Fortunately the sun did not come out until mid afternoon and even down at 8000 feet the snow remained cold and dry. New snow overnight and into the morning hours accumulated to 2 to 3 inches, and it consisted of mixed forms and graupel. This new snow combined with the denser snow that has fallen in the past 72 hours provided an excellent turning base on low and moderate angled slopes. Of note, the rain crust from earlier in the week appeared to be between 8500 and 8700 feet; and in the transitional zone between 8600 and 9000 the overall dampness from this warm and wet event made for a good spongy based up carving surface. From 8600 down, the rain crust has helped riding conditions, and stability immensely. HS from 8600 down is only 45 to 50 cm/18 to 20 inches, yet because it is now frozen and completely supportable, the 2 to 4 inches of new from the past 48 hours has made for great/relatively safe traveling conditions down to the trailheads.

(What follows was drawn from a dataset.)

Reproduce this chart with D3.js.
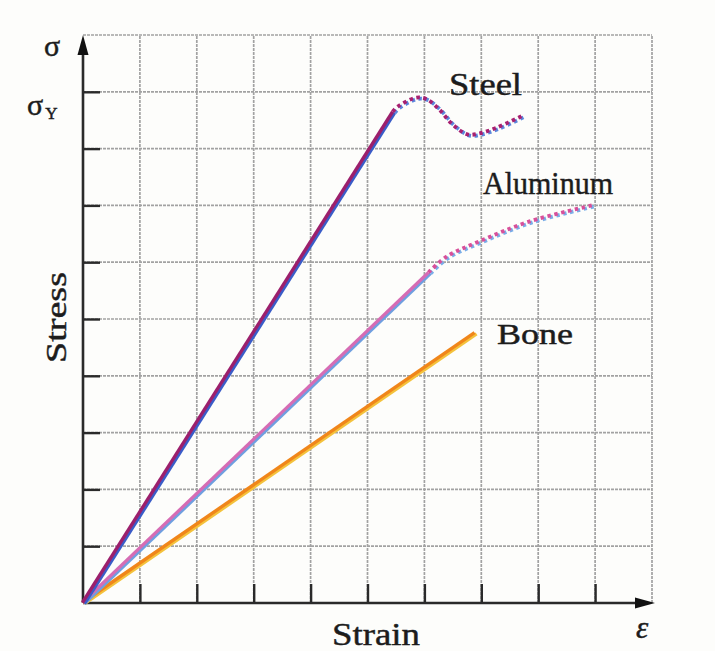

Despite these unsuccessful efforts to provoke the multiple buried weak layers, and overall poor snowpack structure on the northerly and easterly facing terrain, the setup still remains in place for a propensity for propagation and large dangerous avalanches.
The recipe for reactive and sensitive wind slabs appeared in place during the morning hours when the WNW winds were actively loading starting zones. As the winds are forecast to remain light for the next few days, this concern should decrease in likelihood.
Danger today appeared to continue to be a high consequence Moderate; and due to the nature of the persistent weak layers in our snowpack this concern may be in place for a while.